A warehouse receipt is a type of documentation used in futures markets to guarantee the quantity and quality of a particular commodity that is stored within a given, approved facility. They serve as technical ‘assurance’ for goods or materials that are left for safekeeping in a warehouse. They are non-negotiable if it permits delivery to only a named consignee or receiver.
Warehouse receipts are signed by the warehouse keeper, which guarantees the existence and availability of a specific quantity of a commodity. They are used as an instrument of transfer in cash (spot) and futures transactions.
Warehouse receipts are also a part of the operational business processing involved with futures contracts for physical delivery. Warehouse receipts are used to settle futures contracts, rather than immediately moving actual commodities backing a contract. When working with precious metals, warehouse receipts may also be referred to as vault receipts.

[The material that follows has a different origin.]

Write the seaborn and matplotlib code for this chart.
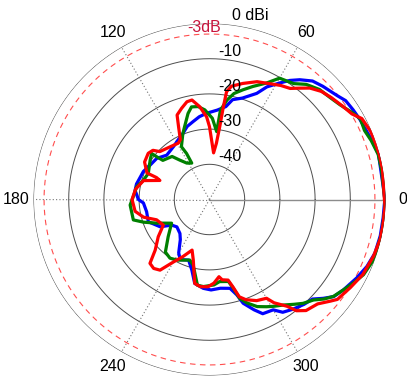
import numpy as np
import pandas as pd
import matplotlib
matplotlib.use("Agg")
import matplotlib.pyplot as plt
import seaborn as sns

# Measured gain patterns (angle in degrees, gain in dBi), listed in trace order
blue_deg = [0, 4, 15, 20, 28, 32, 36, 39, 45, 49, 53, 56, 59, 63, 66, 72, 77, 80, 85, 92,
            97, 102, 107, 112, 118, 124, 134, 142, 150, 157, 168, 173, 180, 183, 191, 200,
            209, 214, 220, 229, 234, 240, 244, 251, 256, 260, 266, 271, 277, 283, 286, 288,
            292, 295, 300, 303, 307, 312, 316, 319, 322, 326, 332, 337, 342, 348, 354, 360]
blue_db = [-0.2, -0.5, -0.3, -0.9, -1.6, -1.9, -2.2, -3.2, -4.5, -5.4, -7.4, -9.2, -11.4,
           -14.1, -17.0, -19.7, -20.9, -23.2, -24.5, -25.5, -26.3, -27.4, -28.3, -29.8,
           -30.9, -31.8, -32.5, -31.0, -30.5, -29.6, -28.8, -28.7, -29.8, -31.2, -31.8,
           -31.5, -34.0, -37.0, -37.9, -37.2, -35.9, -32.5, -31.0, -31.8, -29.3, -25.8,
           -24.7, -24.3, -24.6, -24.1, -21.8, -19.0, -16.2, -14.2, -13.8, -11.8, -10.9,
           -9.9, -9.3, -7.2, -5.2, -4.1, -2.6, -1.4, -0.6, -0.4, -0.4, -0.2]

green_deg = [0, 10, 15, 20, 24, 28, 31, 36, 40, 45, 50, 54, 60, 64, 69, 73, 77, 80, 83, 84,
             88, 93, 97, 101, 104, 109, 112, 118, 116.5, 116, 122, 127, 131, 140, 141,
             141.5, 146, 157, 164, 170, 178, 184, 195, 199, 204, 212, 222, 230, 236, 242,
             252, 256, 262, 266, 273, 277, 283, 285, 287, 290, 294, 298, 301, 305, 309,
             312, 316, 319, 322, 326, 330, 334, 339, 343, 349, 357, 360]
green_db = [-0.2, -0.4, -0.4, -1.1, -1.8, -1.4, -2.4, -4.2, -5.1, -5.8, -7.3, -9.3, -10.2,
            -13.2, -15.6, -17.4, -19.1, -21.3, -24.4, -30.6, -26.9, -24.5, -23.4, -23.2,
            -24.8, -28.2, -29.8, -33.0, -35.4, -38.5, -37.8, -36.0, -33.8, -32.7, -30.7,
            -29.0, -29.7, -31.1, -30.4, -29.0, -28.3, -27.4, -27.6, -30.2, -33.5, -37.3,
            -34.2, -30.5, -29.9, -30.5, -31.9, -30.8, -25.4, -25.2, -25.7, -26.5, -26.1,
            -23.9, -20.6, -18.7, -16.7, -15.5, -14.6, -13.4, -11.7, -10.3, -8.9, -6.9,
            -5.3, -4.1, -2.7, -1.3, -0.5, -0.4, -0.1, -0.1, -0.2]

red_deg = [0, 10, 15, 19, 23, 28, 31, 35, 40, 44, 48, 51, 54, 58, 62, 68, 74, 79, 81, 81.5,
           82, 83, 85, 88, 90, 92, 96, 100, 103, 107, 111, 113, 116, 119, 127, 136, 139,
           143, 150, 157, 157.5, 159, 164, 172, 180, 189, 195, 201, 209, 216, 223, 227,
           231, 235, 240, 245, 251, 255, 260, 264, 269, 273, 277, 279, 283, 285, 287, 290,
           295, 300, 302, 306, 308, 311, 316, 320, 322, 328, 334, 341, 347, 352, 358, 360]
red_db = [-0.3, -0.1, -0.1, -0.2, -0.3, -1.0, -2.8, -3.8, -4.9, -5.8, -7.4, -9.3, -11.0,
          -11.8, -12.8, -13.9, -15.7, -17.2, -19.0, -23.4, -29.1, -33.9, -36.7, -33.1,
          -29.3, -26.5, -23.5, -21.3, -21.5, -22.9, -24.3, -27.5, -31.1, -31.7, -31.3,
          -30.4, -28.7, -28.2, -28.7, -30.7, -33.7, -34.9, -30.5, -28.8, -28.0, -28.6,
          -30.6, -33.9, -35.0, -32.0, -28.9, -25.2, -24.8, -25.5, -29.5, -32.1, -34.8,
          -32.2, -25.8, -25.1, -25.2, -26.2, -27.9, -26.9, -26.5, -24.3, -21.1, -19.7,
          -18.3, -17.6, -15.4, -12.5, -9.9, -8.2, -7.3, -5.1, -3.9, -2.8, -1.5, -0.7,
          -0.2, -0.2, -0.1, -0.3]

ring_values = [-40, -30, -20, -10, 0]
ring_labels = ["-40", "-30", "-20", "-10", "0 dBi"]
spoke_angles = [0, 60, 120, 180, 240, 300]
spoke_labels = ["0", "60", "120", "180", "240", "300"]
r_min, r_max = -50, 0
half_power = -3

frames = []
for name, deg, db in [("blue", blue_deg, blue_db), ("green", green_deg, green_db),
                      ("red", red_deg, red_db)]:
    frames.append(pd.DataFrame({"theta": np.deg2rad(deg), "gain": db, "series": name}))
df = pd.concat(frames, ignore_index=True)

sns.set_style("white")
plt.rcParams["font.family"] = ["Liberation Sans", "DejaVu Sans"]

fig = plt.figure(figsize=(4.07, 3.79), dpi=100)
ax = fig.add_axes([33.5 / 407, 3.5 / 379, 352 / 407, 352 / 379], projection="polar")
ax.set_ylim(r_min, r_max)
ax.grid(False)
ax.set_xticks([])
ax.set_yticks([])
ax.spines["polar"].set_visible(False)

full = np.linspace(0, 2 * np.pi, 721)
for v in ring_values:
    ax.plot(full, np.full_like(full, v), color="0.3", lw=0.7, zorder=1)

# -3 dB reference circle
ax.plot(full, np.full_like(full, half_power), color="#ff4d4d", lw=0.8,
        linestyle=(0, (5, 4)), zorder=1)

# spokes: solid towards 0 deg, dotted elsewhere
ax.plot([0, 0], [r_min, r_max], color="0.55", lw=1.0, zorder=1)
for a in spoke_angles[1:]:
    ax.plot([np.deg2rad(a)] * 2, [r_min, r_max], color="0.45", lw=0.8,
            linestyle=(0, (1, 2)), zorder=1)

sns.lineplot(data=df, x="theta", y="gain", hue="series",
             hue_order=["blue", "green", "red"],
             palette={"blue": "#0000ff", "green": "#008000", "red": "#ff0000"},
             sort=False, estimator=None, legend=False, linewidth=2.3, ax=ax, zorder=3,
             solid_joinstyle="round", solid_capstyle="round")
ax.set_xlabel("")
ax.set_ylabel("")

for v, lab in zip(ring_values, ring_labels):
    dx = 22.5 if v == 0 else 8.5
    ax.annotate(lab, xy=(np.pi / 2, v), xytext=(dx, 7.5), textcoords="offset pixels",
                ha="left", va="center", fontsize=11.5, color="black",
                annotation_clip=False, zorder=4)

ax.annotate("-3dB", xy=(np.pi / 2, r_max), xytext=(-5.5, -3.5), textcoords="offset pixels",
            ha="center", va="center", fontsize=11.5, color="#c8143c",
            annotation_clip=False, zorder=4)

for a, lab in zip(spoke_angles, spoke_labels):
    ax.text(np.deg2rad(a), 4.8, lab, ha="center", va="center", fontsize=11.5,
            color="black", clip_on=False)

fig.savefig("out.png", dpi=100, facecolor="white")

When are warehouse receipts used?
Warehouse receipts are used in many instances where a seller forms a contract with a producer, purchasing certain goods that are not in stock, then they use warehouse receipts to claim the product at the warehouse.
What’s an example of when to use a warehouse receipt?
Here’s an example: Let’s say Jake Smith has approached a rice producer and ordered a shipment of rice. The rice hasn’t been produced yet, but Smith has already signed a contract with the producer and agreed on a price for the delivery of the rice for an agreed-upon quantity, once it becomes available.
When the contract with the producer ends, Smith becomes the owner of the rice that he purchased but instead having loads of rice delivered to his store, Smith receives a warehouse receipt, with details of where the rice is stored in the purchased quantity. Smith can then easily choose to use or sell his rice, using the warehouse receipt as proof that he owns this product.